The classic way to sterilize the inflationary effect of the extra money flowing into the domestic base is for the central bank to use open market operations where it sells bonds domestically, thereby soaking up new cash that would otherwise circulate around the home economy. A variety of other measures are sometimes used.
A central bank normally makes a small loss from its overall sterilization operations, as the interest it earns from buying foreign assets to prevent appreciation is usually less than what it has to pay out on the bonds it issues domestically to check inflation.
Over the first few years of the 21st century, China was able to make a good yearly profit on its sterilization operations, estimated at close to $60 billion a year. By about 2008, however, the country began to make a loss, estimated at $40 billion by 2010. Other countries also found sterilization more costly after 2008, relating to expansionary monetary policies adopted by advanced economies affected by the 2008 financial crisis, most especially the United States. which meant relatively low interest rates were available for their foreign assets.

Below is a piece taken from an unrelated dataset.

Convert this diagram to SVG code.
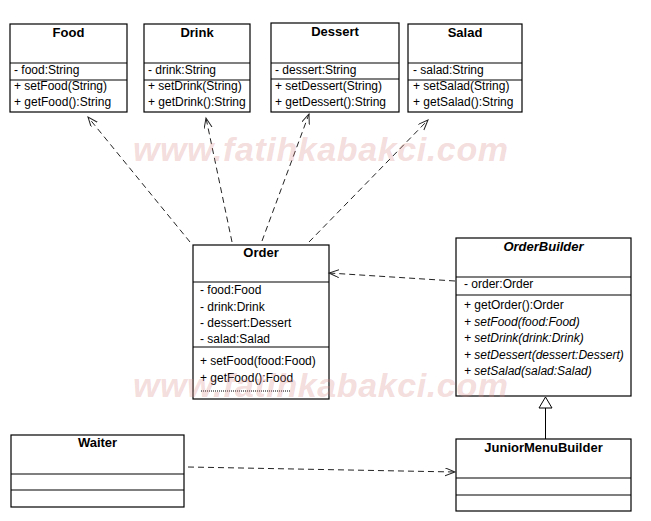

The increased losses from classic open market operations since 2008 have seen China increasingly use an alternative method for preventing monetary expansion—the raising of the reserve requirement for its larger banks.

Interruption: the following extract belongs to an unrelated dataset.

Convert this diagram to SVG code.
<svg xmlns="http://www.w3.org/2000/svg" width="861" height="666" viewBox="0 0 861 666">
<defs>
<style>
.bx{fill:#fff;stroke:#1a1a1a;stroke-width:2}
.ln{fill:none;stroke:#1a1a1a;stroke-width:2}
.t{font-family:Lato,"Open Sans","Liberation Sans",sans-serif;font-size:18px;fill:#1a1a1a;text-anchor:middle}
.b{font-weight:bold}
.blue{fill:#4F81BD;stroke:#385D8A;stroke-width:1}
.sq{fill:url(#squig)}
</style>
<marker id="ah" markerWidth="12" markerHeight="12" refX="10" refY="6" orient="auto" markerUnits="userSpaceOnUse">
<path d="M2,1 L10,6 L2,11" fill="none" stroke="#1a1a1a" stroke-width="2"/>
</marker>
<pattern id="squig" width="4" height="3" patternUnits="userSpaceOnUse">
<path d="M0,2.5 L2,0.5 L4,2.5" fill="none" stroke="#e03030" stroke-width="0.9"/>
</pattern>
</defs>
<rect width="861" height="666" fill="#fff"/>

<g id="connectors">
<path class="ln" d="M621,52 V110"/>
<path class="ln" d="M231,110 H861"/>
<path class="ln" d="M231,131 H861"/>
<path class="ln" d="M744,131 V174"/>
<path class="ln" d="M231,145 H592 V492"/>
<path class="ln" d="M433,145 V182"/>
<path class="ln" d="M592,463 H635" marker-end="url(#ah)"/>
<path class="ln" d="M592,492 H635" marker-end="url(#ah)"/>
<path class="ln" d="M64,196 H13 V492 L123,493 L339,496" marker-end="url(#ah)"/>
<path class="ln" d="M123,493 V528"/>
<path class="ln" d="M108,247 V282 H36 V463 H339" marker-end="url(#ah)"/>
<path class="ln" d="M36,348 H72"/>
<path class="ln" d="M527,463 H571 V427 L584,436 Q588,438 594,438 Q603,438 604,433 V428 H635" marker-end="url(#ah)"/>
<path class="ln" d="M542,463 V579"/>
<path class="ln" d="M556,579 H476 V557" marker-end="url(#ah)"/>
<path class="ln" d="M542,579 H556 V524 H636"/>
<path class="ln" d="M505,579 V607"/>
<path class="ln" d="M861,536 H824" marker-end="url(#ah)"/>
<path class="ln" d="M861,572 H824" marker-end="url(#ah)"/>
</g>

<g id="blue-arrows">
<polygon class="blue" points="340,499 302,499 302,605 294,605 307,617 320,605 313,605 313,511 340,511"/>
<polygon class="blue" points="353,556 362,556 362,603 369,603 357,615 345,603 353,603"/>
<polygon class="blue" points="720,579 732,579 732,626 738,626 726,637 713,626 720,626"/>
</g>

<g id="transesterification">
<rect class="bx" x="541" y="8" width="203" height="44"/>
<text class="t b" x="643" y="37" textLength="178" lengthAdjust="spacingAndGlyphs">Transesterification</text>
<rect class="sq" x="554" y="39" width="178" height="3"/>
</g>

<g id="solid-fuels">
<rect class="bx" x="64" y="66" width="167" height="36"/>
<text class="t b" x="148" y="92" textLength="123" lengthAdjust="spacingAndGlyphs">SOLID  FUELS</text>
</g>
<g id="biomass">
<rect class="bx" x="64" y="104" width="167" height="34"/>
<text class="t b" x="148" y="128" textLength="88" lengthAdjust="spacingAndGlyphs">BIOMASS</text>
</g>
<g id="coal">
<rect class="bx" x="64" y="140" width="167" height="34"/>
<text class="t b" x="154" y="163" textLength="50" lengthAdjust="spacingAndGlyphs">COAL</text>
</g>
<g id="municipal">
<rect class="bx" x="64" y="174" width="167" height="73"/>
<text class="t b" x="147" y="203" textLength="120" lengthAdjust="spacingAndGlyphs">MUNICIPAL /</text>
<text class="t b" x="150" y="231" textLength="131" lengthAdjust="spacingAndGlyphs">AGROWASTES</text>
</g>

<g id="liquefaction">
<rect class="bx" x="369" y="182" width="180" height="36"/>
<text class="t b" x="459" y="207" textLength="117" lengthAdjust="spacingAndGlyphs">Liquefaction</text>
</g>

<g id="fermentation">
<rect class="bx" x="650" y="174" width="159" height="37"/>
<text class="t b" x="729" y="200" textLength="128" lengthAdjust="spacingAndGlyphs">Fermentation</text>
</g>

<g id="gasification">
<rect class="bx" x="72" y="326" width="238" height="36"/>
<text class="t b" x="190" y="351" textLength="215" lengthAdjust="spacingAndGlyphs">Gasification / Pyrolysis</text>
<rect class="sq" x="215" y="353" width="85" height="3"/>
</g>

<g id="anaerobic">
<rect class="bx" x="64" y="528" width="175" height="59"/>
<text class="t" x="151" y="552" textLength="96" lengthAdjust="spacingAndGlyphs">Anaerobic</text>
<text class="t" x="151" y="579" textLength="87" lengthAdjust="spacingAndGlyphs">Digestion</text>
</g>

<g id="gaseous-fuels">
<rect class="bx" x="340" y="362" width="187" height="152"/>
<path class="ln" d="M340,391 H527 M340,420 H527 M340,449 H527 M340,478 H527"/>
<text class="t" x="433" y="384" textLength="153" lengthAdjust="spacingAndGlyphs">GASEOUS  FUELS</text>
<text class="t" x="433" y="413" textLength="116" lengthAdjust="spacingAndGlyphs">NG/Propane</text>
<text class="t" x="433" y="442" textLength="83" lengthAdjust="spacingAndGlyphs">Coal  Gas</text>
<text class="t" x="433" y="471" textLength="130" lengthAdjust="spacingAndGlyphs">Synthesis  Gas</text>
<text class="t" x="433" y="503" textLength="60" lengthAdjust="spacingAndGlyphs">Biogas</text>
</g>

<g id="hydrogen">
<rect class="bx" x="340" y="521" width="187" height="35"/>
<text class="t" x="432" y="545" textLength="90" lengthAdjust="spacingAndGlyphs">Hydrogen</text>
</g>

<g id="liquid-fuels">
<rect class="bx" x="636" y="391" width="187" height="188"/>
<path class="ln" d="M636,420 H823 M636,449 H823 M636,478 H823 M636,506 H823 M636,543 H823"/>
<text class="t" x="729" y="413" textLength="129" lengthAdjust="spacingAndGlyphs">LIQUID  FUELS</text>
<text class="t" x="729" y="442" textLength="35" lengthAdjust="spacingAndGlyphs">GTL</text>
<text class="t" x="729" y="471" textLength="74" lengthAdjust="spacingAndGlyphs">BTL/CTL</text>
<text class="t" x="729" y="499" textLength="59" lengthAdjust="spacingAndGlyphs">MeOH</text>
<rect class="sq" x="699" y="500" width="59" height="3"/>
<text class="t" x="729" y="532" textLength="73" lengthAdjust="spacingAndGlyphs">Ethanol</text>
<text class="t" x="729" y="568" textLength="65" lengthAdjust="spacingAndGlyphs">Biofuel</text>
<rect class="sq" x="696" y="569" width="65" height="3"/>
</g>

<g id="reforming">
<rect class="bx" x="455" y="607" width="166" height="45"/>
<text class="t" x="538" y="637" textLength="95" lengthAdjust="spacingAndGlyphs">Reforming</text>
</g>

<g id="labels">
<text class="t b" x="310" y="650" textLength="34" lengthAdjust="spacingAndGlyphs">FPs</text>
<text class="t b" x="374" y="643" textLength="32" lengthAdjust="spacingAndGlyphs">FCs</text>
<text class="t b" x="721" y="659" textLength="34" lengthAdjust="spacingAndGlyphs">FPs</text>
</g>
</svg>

In contrast to interventions against currency depreciation, there is no inherent limit on interventions aimed at preventing appreciation. If a central bank runs out of domestic currency to buy foreign reserves, it can always print more. There can be political pressure from other nations if they feel a country is giving its exporters too much of an advantage, at the extreme this can escalate to currency war. There can also be political pressure domestically if commentators feel too big a loss is being made by the sterilisation operations.

===Sterilization under a gold standard===
With a gold standard such as the one that was widely in effect from about 1871–1914, exchange rates are fixed so generally there is no currency appreciation or depreciation (except within a very narrow band, relating to the cost to ship gold between countries). So if one country enjoys a trade surplus, this results in it enjoying a net inflow of gold from its deficit trading partners. The automatic balancing mechanism is then for the surplus nation's money supply to be expanded by the inflowing gold. This will tend to lead to inflation or at least to the nations citizens having more money to spend on imports, and hence the surplus will be corrected.

To prevent the expansion of the money supply, central banks can effectively build up hoards of gold by employing a variety of measures such as increasing the amount of gold that banks need to store in their vaults for each unit of paper currency in circulation. Sterilization was used by the US and France in the 1920s and 1930s, initially with some success as they built up huge hoards of gold, but by the early 1930s it had contributed to a collapse in international trade that was harmful for the global economy and especially for the surplus nations.